In 1971, Bill relocated to Western Washington State College in Bellingham, where he taught at Huxley College of Environmental Studies and supervised the design and construction of Shannon Point Marine Center in Anacortes.
During his 31-year career at Western Washington University, Bill continued to study the life cycles of squid, and went on sabbaticals to Sweden and Spain. Bill taught a variety of courses, including an Environmental Impact course in which students worked on solutions to real-world environmental issues in the local area.
Bill was a born teacher and lifelong learner whose all-encompassing curiosity made him a keen observer, an inventor of contraptions large and small, and a proud student of his family heritage in Oregon. He loved nature, especially all the creatures in it, and passed this love on to all the members of his family. He possessed a wry sense of humor, and enjoyed jokes and pranks. He was happiest peering into a tide pool, tramping outside, in any kind of boat, or lost in one of the myriad of books he devoured during his lifetime.
Bill was a faithful member of Saint James Presbyterian Church, and served in a number of leadership roles. He belonged to several organizations during his life, including the American Society of Mechanical Engineers, the American Association of University Professors, and the Audubon Society. He was an activist for the environment, as well as for numerous peace and justice causes. He expressed and advocated for his deep convictions, regardless of the scale or the consequences.
As a devoted husband and father, Bill supported his wife and daughters in pursuing their passions and interests whatever they might be. During the last years of his life, he showed great resiliency and persistence in facing the after-effects of a stroke.

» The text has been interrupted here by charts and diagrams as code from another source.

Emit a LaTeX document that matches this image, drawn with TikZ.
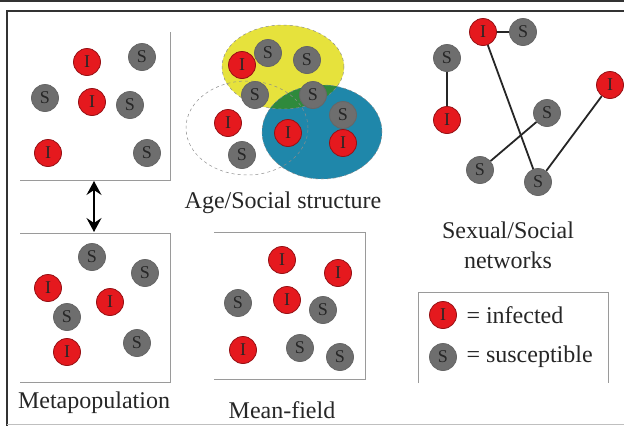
\documentclass[tikz,border=0pt]{standalone}
\usepackage{fontspec}
\setmainfont{Liberation Serif}
\usetikzlibrary{arrows.meta, positioning}
\definecolor{infRed}{HTML}{E5191E}
\definecolor{susGray}{HTML}{6E6E6E}
\definecolor{ageYellow}{HTML}{E6E23C}
\definecolor{ageBlue}{HTML}{1F87AA}
\definecolor{ageGreen}{HTML}{2F8A3C}
\definecolor{boxGray}{HTML}{9A9A9A}
\definecolor{textDark}{HTML}{262626}

\begin{document}
\begin{tikzpicture}[x=1pt, y=-1pt,
    inf/.style={circle, fill=infRed, draw=infRed!65!black, line width=0.8pt,
      minimum size=27pt, inner sep=0pt, font=\fontsize{18}{18}\selectfont, text=textDark},
    sus/.style={circle, fill=susGray, draw=black!60, line width=0.8pt,
      minimum size=27pt, inner sep=0pt, font=\fontsize{18}{18}\selectfont, text=textDark},
    caja/.style={boxGray, line width=1pt},
    grupo/.style={draw=black!45, dashed, line width=0.5pt},
    ar/.style={{Stealth[length=14pt, width=15pt, inset=5pt]}-{Stealth[length=14pt, width=15pt, inset=5pt]}, line width=1.4pt},
    lazo/.style={line width=1.8pt, black!85},
    lbl/.style={font=\fontsize{24}{30}\selectfont, text=textDark, align=center}]
    \useasboundingbox (0,0) rectangle (624,426);
    % marco
    \draw[line width=2pt, black!80] (0,1) -- (624,1);
    \draw[line width=1.6pt, black!80] (624,11) -- (7,11) -- (7,426);
    \draw[black!25, line width=0.8pt] (7,424.5) -- (624,424.5);
    % cajas
    \draw[caja] (170,32) -- (170,180) -- (20,180);
    \draw[caja] (20,233) -- (170,233) -- (170,382) -- (20,382);
    \draw[caja] (214,232) -- (365,232) -- (365,379) -- (214,379);
    \draw[caja] (418,383) -- (418,292) -- (608,292) -- (608,383);
    % estructura por edad
    \fill[ageYellow] (283,67) ellipse [x radius=61pt, y radius=42pt];
    \fill[ageBlue] (322,132) ellipse [x radius=60pt, y radius=47pt];
    \begin{scope}
      \clip (283,67) ellipse [x radius=61pt, y radius=42pt];
      \fill[ageGreen] (322,132) ellipse [x radius=60pt, y radius=47pt];
    \end{scope}
    \draw[grupo] (283,67) ellipse [x radius=61pt, y radius=42pt];
    \draw[grupo] (322,132) ellipse [x radius=60pt, y radius=47pt];
    \draw[grupo] (247,128) ellipse [x radius=61pt, y radius=47pt];
    % metapoblacion arriba
    \node[inf] (m1) at (87,62) {I};
    \node[sus] (m2) at (142,57) {S};
    \node[sus] (m3) at (45,98) {S};
    \node[inf] (m4) at (92,102) {I};
    \node[sus] (m5) at (130,105) {S};
    \node[inf] (m6) at (48,153) {I};
    \node[sus] (m7) at (147,153) {S};
    % metapoblacion abajo
    \node[sus] (p1) at (92,257) {S};
    \node[sus] (p2) at (145,273) {S};
    \node[inf] (p3) at (48,288) {I};
    \node[inf] (p4) at (110,302) {I};
    \node[sus] (p5) at (67,317) {S};
    \node[sus] (p6) at (137,343) {S};
    \node[inf] (p7) at (67,352) {I};
    \coordinate (mtop) at (94,181);
    \coordinate (mbot) at (94,232);
    \draw[ar] (mtop) -- (mbot);
    \node[lbl] (tmeta) at (94,403) {Metapopulation};
    % grupos
    \node[inf] (a1) at (242,65) {I};
    \node[sus] (a2) at (268,53) {S};
    \node[sus] (a3) at (307,60) {S};
    \node[sus] (a4) at (255,95) {S};
    \node[sus] (a5) at (313,95) {S};
    \node[sus] (a6) at (343,115) {S};
    \node[inf] (a7) at (228,123) {I};
    \node[inf] (a8) at (288,133) {I};
    \node[inf] (a9) at (343,143) {I};
    \node[sus] (a10) at (242,155) {S};
    \node[lbl] (tage) at (283,203) {Age/Social structure};
    % campo medio
    \node[inf] (f1) at (282,260) {I};
    \node[inf] (f2) at (338,273) {I};
    \node[sus] (f3) at (238,303) {S};
    \node[inf] (f4) at (287,300) {I};
    \node[sus] (f5) at (323,310) {S};
    \node[inf] (f6) at (243,350) {I};
    \node[sus] (f7) at (300,348) {S};
    \node[sus] (f8) at (340,357) {S};
    \node[lbl] (tmean) at (282,410) {Mean-field};
    % red
    \node[inf] (n1) at (483,32) {I};
    \node[sus] (n2) at (523,32) {S};
    \node[sus] (n3) at (447,58) {S};
    \node[inf] (n4) at (447,120) {I};
    \node[inf] (n5) at (610,85) {I};
    \node[sus] (n6) at (547,113) {S};
    \node[sus] (n7) at (480,170) {S};
    \node[sus] (n8) at (538,182) {S};
    \draw[lazo] (n1) -- (n2);
    \draw[lazo] (n3) -- (n4);
    \draw[lazo] (n1) -- (n8);
    \draw[lazo] (n6) -- (n7);
    \draw[lazo] (n5) -- (n8);
    \node[lbl] (tnet) at (508,245) {Sexual/Social\\networks};
    % leyenda
    \node[inf] (k1) at (443,315) {I};
    \node[sus] (k2) at (443,357) {S};
    \node[lbl, anchor=west] (k1t) at (463,315) {= infected};
    \node[lbl, anchor=west] (k2t) at (463,357) {= susceptible};
  \end{tikzpicture}
\end{document}
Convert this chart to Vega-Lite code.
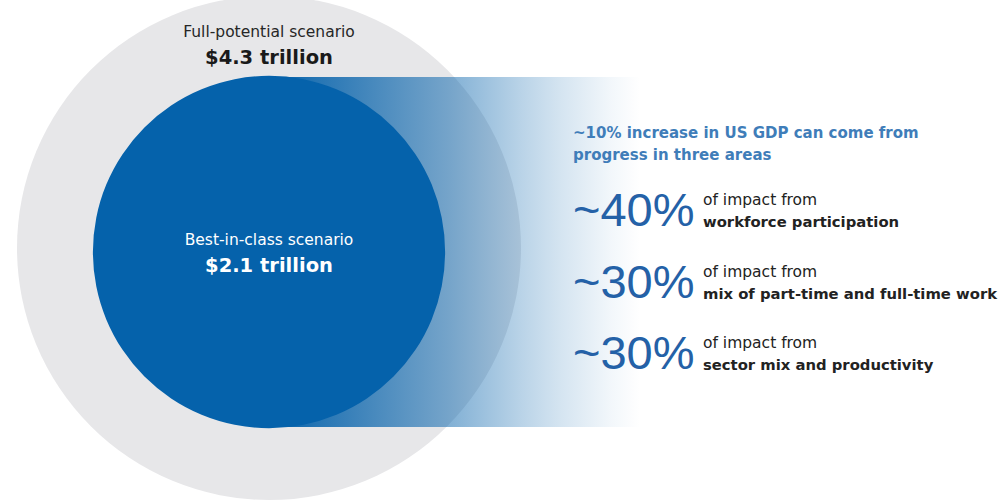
{
  "$schema": "https://vega.github.io/schema/vega-lite/v6.json",
  "width": 1008,
  "height": 501,
  "autosize": {"type": "none"},
  "padding": 0,
  "background": "white",
  "config": {"view": {"stroke": null}},
  "datasets": {
    "scenarios": [
      {"scenario": "Full-potential scenario", "trillion": 4.3, "amount": "$4.3 trillion"},
      {"scenario": "Best-in-class scenario", "trillion": 2.1, "amount": "$2.1 trillion"}
    ],
    "areas": [
      {"order": 1, "share": "~40%", "lead": "of impact from", "area": "workforce participation"},
      {"order": 2, "share": "~30%", "lead": "of impact from", "area": "mix of part-time and full-time work"},
      {"order": 3, "share": "~30%", "lead": "of impact from", "area": "sector mix and productivity"}
    ],
    "note": [
      {"headline": "~10% increase in US GDP can come from\nprogress in three areas"}
    ],
    "band": [{"part": "gradient"}]
  },
  "layer": [
    {
      "layer": [
        {
          "data": {"name": "scenarios"},
          "transform": [{"filter": "datum.scenario === 'Full-potential scenario'"}],
          "mark": {"type": "point", "shape": "circle", "filled": true, "opacity": 1, "strokeWidth": 0},
          "encoding": {
            "x": {"datum": 269, "type": "quantitative", "scale": {"domain": [0, 1008], "nice": false, "zero": false}, "axis": null},
            "y": {"datum": 248, "type": "quantitative", "scale": {"domain": [0, 501], "nice": false, "zero": false, "reverse": true}, "axis": null},
            "size": {"field": "trillion", "type": "quantitative", "scale": {"domain": [0, 4.3], "range": [0, 254016], "zero": true}, "legend": null},
            "color": {"field": "scenario", "type": "nominal", "scale": {"domain": ["Full-potential scenario", "Best-in-class scenario"], "range": ["#e7e7e9", "#0562ab"]}, "legend": null}
          }
        },
        {
          "data": {"name": "band"},
          "mark": {
            "type": "rect",
            "fill": {
              "gradient": "linear", "x1": 0, "y1": 0, "x2": 1, "y2": 0,
              "stops": [
                {"offset": 0, "color": "rgba(5,98,171,1)"},
                {"offset": 0.1, "color": "rgba(5,98,171,0.86)"},
                {"offset": 0.47, "color": "rgba(5,98,171,0.5)"},
                {"offset": 0.67, "color": "rgba(5,98,171,0.28)"},
                {"offset": 0.78, "color": "rgba(5,98,171,0.17)"},
                {"offset": 0.92, "color": "rgba(5,98,171,0.05)"},
                {"offset": 1, "color": "rgba(5,98,171,0)"}
              ]
            }
          },
          "encoding": {
            "x": {"datum": 280, "type": "quantitative", "scale": {"domain": [0, 1008], "nice": false, "zero": false}, "axis": null},
            "x2": {"datum": 640},
            "y": {"datum": 77, "type": "quantitative", "scale": {"domain": [0, 501], "nice": false, "zero": false, "reverse": true}, "axis": null},
            "y2": {"datum": 427}
          }
        },
        {
          "data": {"name": "scenarios"},
          "transform": [{"filter": "datum.scenario === 'Best-in-class scenario'"}],
          "mark": {"type": "point", "shape": "circle", "filled": true, "opacity": 1, "strokeWidth": 0},
          "encoding": {
            "x": {"datum": 269, "type": "quantitative", "scale": {"domain": [0, 1008], "nice": false, "zero": false}, "axis": null},
            "y": {"datum": 252, "type": "quantitative", "scale": {"domain": [0, 501], "nice": false, "zero": false, "reverse": true}, "axis": null},
            "size": {"field": "trillion", "type": "quantitative", "scale": {"domain": [0, 4.3], "range": [0, 254016], "zero": true}, "legend": null},
            "color": {"field": "scenario", "type": "nominal", "scale": {"domain": ["Full-potential scenario", "Best-in-class scenario"], "range": ["#e7e7e9", "#0562ab"]}, "legend": null}
          }
        },
        {
          "data": {"name": "scenarios"},
          "transform": [{"filter": "datum.scenario === 'Full-potential scenario'"}],
          "layer": [
            {
              "mark": {"type": "text", "font": "DejaVu Sans", "fontSize": 15.5, "color": "#262626", "align": "center", "baseline": "alphabetic"},
              "encoding": {
                "x": {"datum": 269, "type": "quantitative", "scale": {"domain": [0, 1008], "nice": false, "zero": false}, "axis": null},
                "y": {"datum": 37, "type": "quantitative", "scale": {"domain": [0, 501], "nice": false, "zero": false, "reverse": true}, "axis": null},
                "text": {"field": "scenario"}
              }
            },
            {
              "mark": {"type": "text", "font": "DejaVu Sans", "fontSize": 19.5, "fontWeight": "bold", "color": "#1a1a1a", "align": "center", "baseline": "alphabetic"},
              "encoding": {
                "x": {"datum": 269, "type": "quantitative", "scale": {"domain": [0, 1008], "nice": false, "zero": false}, "axis": null},
                "y": {"datum": 64, "type": "quantitative", "scale": {"domain": [0, 501], "nice": false, "zero": false, "reverse": true}, "axis": null},
                "text": {"field": "amount"}
              }
            }
          ]
        },
        {
          "data": {"name": "scenarios"},
          "transform": [{"filter": "datum.scenario === 'Best-in-class scenario'"}],
          "layer": [
            {
              "mark": {"type": "text", "font": "DejaVu Sans", "fontSize": 15.5, "color": "#ffffff", "align": "center", "baseline": "alphabetic"},
              "encoding": {
                "x": {"datum": 269, "type": "quantitative", "scale": {"domain": [0, 1008], "nice": false, "zero": false}, "axis": null},
                "y": {"datum": 245, "type": "quantitative", "scale": {"domain": [0, 501], "nice": false, "zero": false, "reverse": true}, "axis": null},
                "text": {"field": "scenario"}
              }
            },
            {
              "mark": {"type": "text", "font": "DejaVu Sans", "fontSize": 19.5, "fontWeight": "bold", "color": "#ffffff", "align": "center", "baseline": "alphabetic"},
              "encoding": {
                "x": {"datum": 269, "type": "quantitative", "scale": {"domain": [0, 1008], "nice": false, "zero": false}, "axis": null},
                "y": {"datum": 272, "type": "quantitative", "scale": {"domain": [0, 501], "nice": false, "zero": false, "reverse": true}, "axis": null},
                "text": {"field": "amount"}
              }
            }
          ]
        },
        {
          "data": {"name": "note"},
          "mark": {"type": "text", "font": "DejaVu Sans", "fontSize": 15, "fontWeight": "bold", "color": "#3f7db9", "align": "left", "baseline": "alphabetic", "lineBreak": "\n", "lineHeight": 22},
          "encoding": {
            "x": {"datum": 573, "type": "quantitative", "scale": {"domain": [0, 1008], "nice": false, "zero": false}, "axis": null},
            "y": {"datum": 138, "type": "quantitative", "scale": {"domain": [0, 501], "nice": false, "zero": false, "reverse": true}, "axis": null},
            "text": {"field": "headline"}
          }
        }
      ]
    },
    {
      "data": {"name": "areas"},
      "encoding": {
        "y": {"field": "order", "type": "quantitative", "scale": {"domain": [-2.161, 4.846], "nice": false, "zero": false, "reverse": true}, "axis": null}
      },
      "layer": [
        {
          "mark": {"type": "text", "font": "Liberation Sans", "fontSize": 47, "color": "#2461a7", "align": "left", "baseline": "alphabetic"},
          "encoding": {
            "x": {"datum": 573, "type": "quantitative", "scale": {"domain": [0, 1008], "nice": false, "zero": false}, "axis": null},
            "text": {"field": "share"}
          }
        },
        {
          "mark": {"type": "text", "font": "DejaVu Sans", "fontSize": 15.5, "color": "#222222", "align": "left", "baseline": "alphabetic", "dy": -21},
          "encoding": {
            "x": {"datum": 703, "type": "quantitative", "scale": {"domain": [0, 1008], "nice": false, "zero": false}, "axis": null},
            "text": {"field": "lead"}
          }
        },
        {
          "mark": {"type": "text", "font": "DejaVu Sans", "fontSize": 14.8, "fontWeight": "bold", "color": "#222222", "align": "left", "baseline": "alphabetic", "dy": 1},
          "encoding": {
            "x": {"datum": 703, "type": "quantitative", "scale": {"domain": [0, 1008], "nice": false, "zero": false}, "axis": null},
            "text": {"field": "area"}
          }
        }
      ]
    }
  ],
  "resolve": {"scale": {"y": "independent"}}
}
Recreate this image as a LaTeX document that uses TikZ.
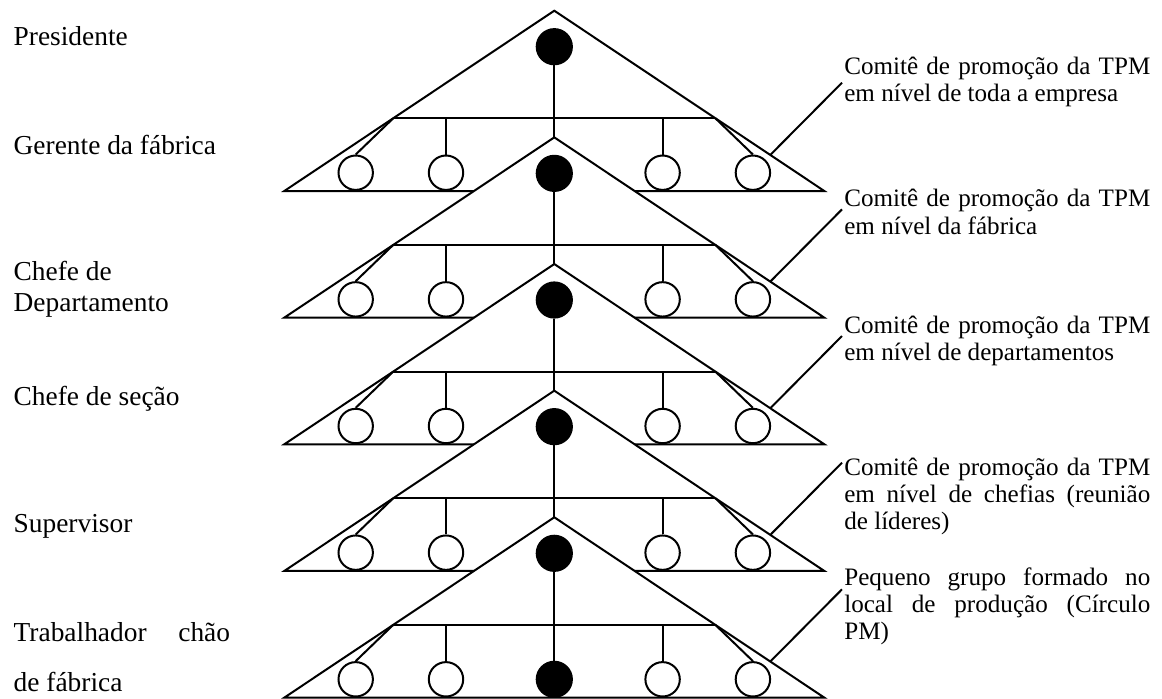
\documentclass[tikz,border=0pt]{standalone}
\usepackage{fontspec}
\setmainfont{Liberation Serif}
\begin{document}
\begin{tikzpicture}[x=0.5pt,y=-0.5pt,line width=1pt,
  blackdot/.style={circle,draw,fill=black,minimum size=17.6pt,inner sep=0pt},
  whitedot/.style={circle,draw,fill=white,minimum size=17.2pt,inner sep=0pt},
  levelname/.style={anchor=base west,inner sep=0pt,font=\fontsize{13.7pt}{15.85pt}\selectfont},
  committee/.style={anchor=base west,inner sep=0pt,font=\fontsize{12.55pt}{13.65pt}\selectfont}]
\useasboundingbox (0,0) rectangle (1162,698);

% five stacked committee triangles, each with its chair and four members
\foreach \k in {0,...,4} {
  \pgfmathsetmacro\ay{10.7+126.65*\k}
  \coordinate (apex\k) at (554.3,\ay);
  \coordinate (bl\k) at (284.3,{\ay+180.3});
  \coordinate (br\k) at (824.3,{\ay+180.3});
  \draw[fill=white] (apex\k) -- (bl\k) -- (br\k) -- cycle;
  \node[blackdot] (top\k) at (554.3,{\ay+36}) {};
  % horizontal bar between the two sides
  \coordinate (barL\k) at ({554.3-161.1},{\ay+107.6});
  \coordinate (barR\k) at ({554.3+161.1},{\ay+107.6});
  \coordinate (barA\k) at ({554.3-108.3},{\ay+107.6});
  \coordinate (barB\k) at ({554.3+108.3},{\ay+107.6});
  \draw (barL\k) -- (barR\k);
  % members of the committee
  \node[whitedot] (ma\k) at ({554.3-198.6},{\ay+162}) {};
  \node[whitedot] (mb\k) at ({554.3-108.3},{\ay+162}) {};
  \node[whitedot] (mc\k) at ({554.3+108.3},{\ay+162}) {};
  \node[whitedot] (md\k) at ({554.3+198.6},{\ay+162}) {};
  \draw (barL\k) -- (ma\k.north);
  \draw (barA\k) -- (mb\k.north);
  \draw (barB\k) -- (mc\k.north);
  \draw (barR\k) -- (md\k.north);
  % leader towards the committee description
  \coordinate (lead\k) at ({554.3+216},{\ay+144.2});
  \coordinate (tip\k) at (842,{\ay+72});
  \draw (lead\k) -- (tip\k);
  \coordinate (next\k) at (554.3,{\ay+126.65});
}
% chair line linking each level to the one below
\foreach \k in {0,...,3} {
  \draw (top\k.south) -- (next\k);
}
\node[blackdot] (bottom) at (554.3,679.3) {};
\draw (top4.south) -- (bottom.north);

% hierarchy levels
\node[levelname] (lv1) at (12.7,45.7) {Presidente};
\node[levelname] (lv2) at (12.7,154) {Gerente da fábrica};
\node[levelname] (lv3) at (12.7,280) {\vtop{\baselineskip=15.85pt\hbox{Chefe de}\hbox{Departamento}}};
\node[levelname] (lv4) at (12.7,405.7) {Chefe de seção};
\node[levelname] (lv5) at (12.7,532.7) {Supervisor};
\node[levelname] (lv6) at (12.7,641.7) {\vtop{\baselineskip=25pt\hbox{\makebox[108.2pt][s]{Trabalhador chão}}\hbox{de fábrica}}};

% committee descriptions
\node[committee] (cm1) at (843.3,74.3) {\vtop{\baselineskip=13.65pt\hbox{\makebox[153pt][s]{Comitê de promoção da TPM}}\hbox{em nível de toda a empresa}}};
\node[committee] (cm2) at (843.3,206.7) {\vtop{\baselineskip=13.65pt\hbox{\makebox[153pt][s]{Comitê de promoção da TPM}}\hbox{em nível da fábrica}}};
\node[committee] (cm3) at (843.3,333.3) {\vtop{\baselineskip=13.65pt\hbox{\makebox[153pt][s]{Comitê de promoção da TPM}}\hbox{em nível de departamentos}}};
\node[committee] (cm4) at (843.3,475) {\vtop{\baselineskip=13.65pt\hbox{\makebox[153pt][s]{Comitê de promoção da TPM}}\hbox{\makebox[153pt][s]{em nível de chefias (reunião}}\hbox{de líderes)}}};
\node[committee] (cm5) at (843.3,585) {\vtop{\baselineskip=13.65pt\hbox{\makebox[153pt][s]{Pequeno grupo formado no}}\hbox{\makebox[153pt][s]{local de produção (Círculo}}\hbox{PM)}}};
\end{tikzpicture}
\end{document}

Bill is survived by his wife, Karen Summers, his daughters Kirstin (Robin Anderson) and Ingrid Summers (Jean-François Duclos), god-daughters Sarah (Cameron Osborne) and Jill Teasley, and by Astrid Osborne. He is also survived by his brother Robert Summers (Andrea Summers), three nieces and one nephew, and numerous great nieces and nephews.
Bill's family is deeply grateful to all those who helped care for him, especially: San Juanita Meza, Mary Michelutti, Ana Guevara, his doctors, and the staff at the Mount Baker Care Center. In lieu of flowers, memorials may be made to: Saint James Presbyterian Church, 910 14th Street, Bellingham, WA 98225, or the North Cascades Audubon Society, P.O. Box 5805, Bellingham, WA 98227-5805.